* _Stated problem_
Write out, exactly and only, the lines that run from the top of the records to the line with "from matplotlib.legend_handler import". Include both ends; exclude pictures.

* _Data supplied_
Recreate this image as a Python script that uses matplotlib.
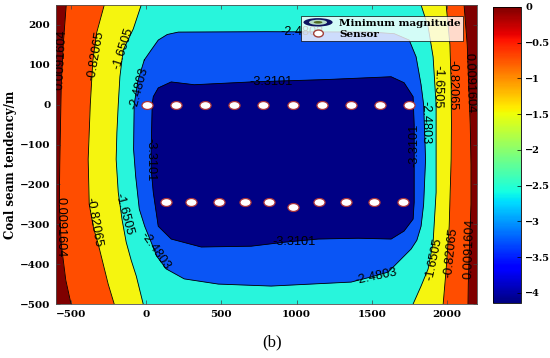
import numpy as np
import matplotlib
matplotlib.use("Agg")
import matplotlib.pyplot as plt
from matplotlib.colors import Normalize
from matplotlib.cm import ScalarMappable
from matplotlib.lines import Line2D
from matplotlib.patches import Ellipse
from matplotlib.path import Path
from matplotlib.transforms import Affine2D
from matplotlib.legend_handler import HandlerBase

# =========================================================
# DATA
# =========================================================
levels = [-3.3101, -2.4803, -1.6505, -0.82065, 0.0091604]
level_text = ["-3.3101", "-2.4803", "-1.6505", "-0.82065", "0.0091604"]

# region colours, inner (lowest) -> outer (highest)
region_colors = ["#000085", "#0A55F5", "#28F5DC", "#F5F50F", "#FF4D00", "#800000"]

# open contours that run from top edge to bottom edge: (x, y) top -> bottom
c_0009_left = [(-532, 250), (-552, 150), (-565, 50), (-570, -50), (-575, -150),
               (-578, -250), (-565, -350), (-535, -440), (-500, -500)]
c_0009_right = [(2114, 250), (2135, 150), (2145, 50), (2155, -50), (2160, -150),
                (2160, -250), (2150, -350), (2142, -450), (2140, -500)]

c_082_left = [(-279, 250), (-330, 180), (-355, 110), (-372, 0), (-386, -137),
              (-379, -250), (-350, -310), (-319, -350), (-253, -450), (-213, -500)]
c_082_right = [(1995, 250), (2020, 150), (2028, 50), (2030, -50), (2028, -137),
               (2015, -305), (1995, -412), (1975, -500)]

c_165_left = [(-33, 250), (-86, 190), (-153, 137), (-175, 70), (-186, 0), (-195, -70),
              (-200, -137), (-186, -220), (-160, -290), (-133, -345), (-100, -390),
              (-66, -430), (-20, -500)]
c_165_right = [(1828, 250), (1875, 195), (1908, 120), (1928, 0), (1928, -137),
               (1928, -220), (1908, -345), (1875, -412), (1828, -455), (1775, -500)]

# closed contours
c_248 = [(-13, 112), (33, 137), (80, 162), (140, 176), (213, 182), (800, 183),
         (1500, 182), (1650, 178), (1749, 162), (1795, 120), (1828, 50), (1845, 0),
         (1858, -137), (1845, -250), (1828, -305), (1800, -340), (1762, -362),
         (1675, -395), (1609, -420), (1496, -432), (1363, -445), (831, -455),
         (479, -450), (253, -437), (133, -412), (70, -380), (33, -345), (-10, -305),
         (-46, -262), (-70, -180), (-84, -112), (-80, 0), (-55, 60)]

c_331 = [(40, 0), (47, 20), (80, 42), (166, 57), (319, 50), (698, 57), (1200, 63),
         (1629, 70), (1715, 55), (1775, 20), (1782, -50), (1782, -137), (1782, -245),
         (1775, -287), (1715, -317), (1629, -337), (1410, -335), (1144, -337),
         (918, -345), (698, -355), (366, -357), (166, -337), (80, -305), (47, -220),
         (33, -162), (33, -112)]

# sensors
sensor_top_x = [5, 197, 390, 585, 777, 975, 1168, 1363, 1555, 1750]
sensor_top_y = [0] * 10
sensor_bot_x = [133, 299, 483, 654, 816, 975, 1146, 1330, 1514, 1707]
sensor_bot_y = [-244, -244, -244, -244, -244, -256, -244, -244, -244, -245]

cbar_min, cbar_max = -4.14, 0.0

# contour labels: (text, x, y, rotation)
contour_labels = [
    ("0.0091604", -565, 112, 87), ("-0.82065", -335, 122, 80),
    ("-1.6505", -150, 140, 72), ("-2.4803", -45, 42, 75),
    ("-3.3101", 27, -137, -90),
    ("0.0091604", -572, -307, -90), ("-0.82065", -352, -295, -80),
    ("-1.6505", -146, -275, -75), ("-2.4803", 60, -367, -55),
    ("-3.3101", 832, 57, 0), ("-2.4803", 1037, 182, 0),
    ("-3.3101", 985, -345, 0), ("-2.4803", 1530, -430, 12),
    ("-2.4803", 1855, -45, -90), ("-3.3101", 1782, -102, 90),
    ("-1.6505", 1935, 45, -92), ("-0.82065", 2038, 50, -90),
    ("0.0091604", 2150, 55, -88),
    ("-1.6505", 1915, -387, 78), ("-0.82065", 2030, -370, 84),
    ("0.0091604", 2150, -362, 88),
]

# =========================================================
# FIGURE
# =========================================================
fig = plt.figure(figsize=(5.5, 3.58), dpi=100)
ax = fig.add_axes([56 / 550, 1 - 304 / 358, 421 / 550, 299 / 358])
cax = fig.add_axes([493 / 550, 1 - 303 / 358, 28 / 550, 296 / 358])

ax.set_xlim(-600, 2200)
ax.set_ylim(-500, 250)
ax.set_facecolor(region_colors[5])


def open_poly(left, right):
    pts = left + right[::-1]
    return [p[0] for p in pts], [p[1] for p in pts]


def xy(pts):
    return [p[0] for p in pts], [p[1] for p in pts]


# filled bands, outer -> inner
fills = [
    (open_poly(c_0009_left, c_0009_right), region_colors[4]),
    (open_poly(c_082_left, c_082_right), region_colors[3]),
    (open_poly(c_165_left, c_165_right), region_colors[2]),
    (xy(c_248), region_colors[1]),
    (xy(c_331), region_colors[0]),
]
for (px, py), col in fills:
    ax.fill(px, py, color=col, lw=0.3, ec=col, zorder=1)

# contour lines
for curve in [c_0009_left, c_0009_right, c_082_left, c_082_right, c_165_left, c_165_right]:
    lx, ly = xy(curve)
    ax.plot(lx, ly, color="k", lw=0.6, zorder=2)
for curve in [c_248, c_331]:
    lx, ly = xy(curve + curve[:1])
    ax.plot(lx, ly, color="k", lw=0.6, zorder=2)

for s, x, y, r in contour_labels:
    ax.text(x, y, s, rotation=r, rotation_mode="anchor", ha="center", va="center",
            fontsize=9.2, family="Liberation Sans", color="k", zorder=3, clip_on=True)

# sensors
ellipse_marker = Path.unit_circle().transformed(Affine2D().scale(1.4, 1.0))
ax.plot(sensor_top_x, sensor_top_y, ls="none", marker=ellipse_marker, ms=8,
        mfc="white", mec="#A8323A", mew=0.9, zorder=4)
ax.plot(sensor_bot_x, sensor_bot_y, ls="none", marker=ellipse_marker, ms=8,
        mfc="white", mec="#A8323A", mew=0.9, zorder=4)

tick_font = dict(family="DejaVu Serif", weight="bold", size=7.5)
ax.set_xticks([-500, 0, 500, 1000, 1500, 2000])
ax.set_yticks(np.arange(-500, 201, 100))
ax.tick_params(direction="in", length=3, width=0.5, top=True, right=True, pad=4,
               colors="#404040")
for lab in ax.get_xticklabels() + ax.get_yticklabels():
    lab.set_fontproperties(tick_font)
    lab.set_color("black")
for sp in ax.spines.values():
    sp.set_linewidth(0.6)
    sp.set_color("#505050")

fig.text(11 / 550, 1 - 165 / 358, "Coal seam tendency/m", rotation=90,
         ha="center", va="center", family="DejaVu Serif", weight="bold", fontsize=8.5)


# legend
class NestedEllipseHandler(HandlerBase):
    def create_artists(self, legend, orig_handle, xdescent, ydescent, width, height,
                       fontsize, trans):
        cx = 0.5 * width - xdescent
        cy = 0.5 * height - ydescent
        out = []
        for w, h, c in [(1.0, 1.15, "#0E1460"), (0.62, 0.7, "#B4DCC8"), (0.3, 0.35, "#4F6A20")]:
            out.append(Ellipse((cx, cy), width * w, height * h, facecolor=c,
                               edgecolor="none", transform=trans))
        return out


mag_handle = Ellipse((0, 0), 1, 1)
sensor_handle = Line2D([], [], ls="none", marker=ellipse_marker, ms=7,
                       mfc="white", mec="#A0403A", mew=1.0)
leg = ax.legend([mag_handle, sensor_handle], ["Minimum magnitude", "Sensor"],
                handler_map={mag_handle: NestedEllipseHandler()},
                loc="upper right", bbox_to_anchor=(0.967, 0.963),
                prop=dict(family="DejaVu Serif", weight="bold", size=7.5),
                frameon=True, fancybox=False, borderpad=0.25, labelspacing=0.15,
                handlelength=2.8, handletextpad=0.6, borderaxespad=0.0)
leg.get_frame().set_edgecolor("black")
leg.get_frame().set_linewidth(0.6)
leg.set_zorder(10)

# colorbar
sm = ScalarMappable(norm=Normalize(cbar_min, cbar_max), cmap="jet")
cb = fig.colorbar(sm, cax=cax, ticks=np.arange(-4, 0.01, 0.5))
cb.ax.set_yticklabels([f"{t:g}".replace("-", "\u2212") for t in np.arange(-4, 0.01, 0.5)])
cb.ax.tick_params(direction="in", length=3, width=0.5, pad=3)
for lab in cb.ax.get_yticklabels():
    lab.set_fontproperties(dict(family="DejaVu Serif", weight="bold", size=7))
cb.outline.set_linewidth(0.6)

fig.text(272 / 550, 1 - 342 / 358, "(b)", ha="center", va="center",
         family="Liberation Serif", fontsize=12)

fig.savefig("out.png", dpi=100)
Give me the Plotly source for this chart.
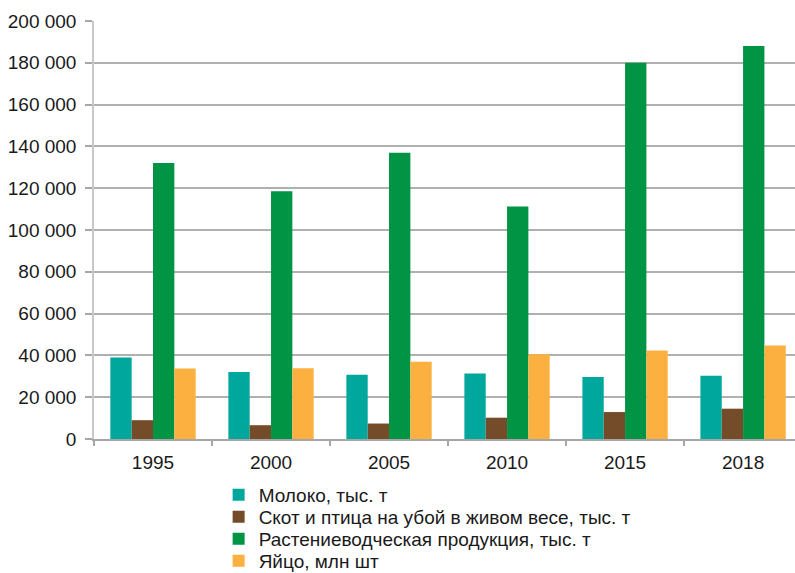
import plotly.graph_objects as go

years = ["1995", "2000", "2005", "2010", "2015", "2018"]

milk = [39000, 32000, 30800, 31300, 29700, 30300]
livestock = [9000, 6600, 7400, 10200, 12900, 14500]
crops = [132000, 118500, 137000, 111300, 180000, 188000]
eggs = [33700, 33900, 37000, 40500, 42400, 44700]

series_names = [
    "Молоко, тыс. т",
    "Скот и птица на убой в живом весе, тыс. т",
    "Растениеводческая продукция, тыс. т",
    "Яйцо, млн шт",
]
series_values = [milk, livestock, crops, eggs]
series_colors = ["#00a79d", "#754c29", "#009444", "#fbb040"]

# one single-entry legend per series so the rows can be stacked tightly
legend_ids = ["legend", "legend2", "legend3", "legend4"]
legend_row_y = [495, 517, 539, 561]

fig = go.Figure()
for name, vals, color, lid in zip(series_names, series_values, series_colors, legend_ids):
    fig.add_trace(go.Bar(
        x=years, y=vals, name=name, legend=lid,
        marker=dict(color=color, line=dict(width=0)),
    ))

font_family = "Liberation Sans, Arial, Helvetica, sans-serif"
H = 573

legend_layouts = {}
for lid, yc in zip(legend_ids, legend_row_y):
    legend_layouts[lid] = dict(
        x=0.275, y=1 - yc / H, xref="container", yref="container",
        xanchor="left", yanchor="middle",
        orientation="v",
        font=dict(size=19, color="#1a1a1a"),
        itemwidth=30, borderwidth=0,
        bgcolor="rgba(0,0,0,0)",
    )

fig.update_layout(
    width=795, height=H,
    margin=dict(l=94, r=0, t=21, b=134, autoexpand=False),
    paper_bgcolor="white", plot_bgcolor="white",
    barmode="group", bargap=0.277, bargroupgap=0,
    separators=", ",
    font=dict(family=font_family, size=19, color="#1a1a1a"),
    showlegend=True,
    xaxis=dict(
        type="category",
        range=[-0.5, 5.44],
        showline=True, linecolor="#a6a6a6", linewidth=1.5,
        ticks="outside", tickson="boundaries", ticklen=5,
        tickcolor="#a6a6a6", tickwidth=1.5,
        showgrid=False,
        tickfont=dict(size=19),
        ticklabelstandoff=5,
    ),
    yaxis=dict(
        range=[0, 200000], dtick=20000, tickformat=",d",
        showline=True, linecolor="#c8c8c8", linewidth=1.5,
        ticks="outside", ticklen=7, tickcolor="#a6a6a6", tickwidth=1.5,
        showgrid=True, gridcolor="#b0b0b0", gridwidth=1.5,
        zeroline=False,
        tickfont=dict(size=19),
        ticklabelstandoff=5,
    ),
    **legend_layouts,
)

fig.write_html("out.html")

* _Problem solution_
Recreate this image as a Python script that uses matplotlib.
import numpy as np
import matplotlib
matplotlib.use("Agg")
import matplotlib.pyplot as plt
from matplotlib.colors import Normalize
from matplotlib.cm import ScalarMappable
from matplotlib.lines import Line2D
from matplotlib.patches import Ellipse
from matplotlib.path import Path
from matplotlib.transforms import Affine2D
from matplotlib.legend_handler import HandlerBase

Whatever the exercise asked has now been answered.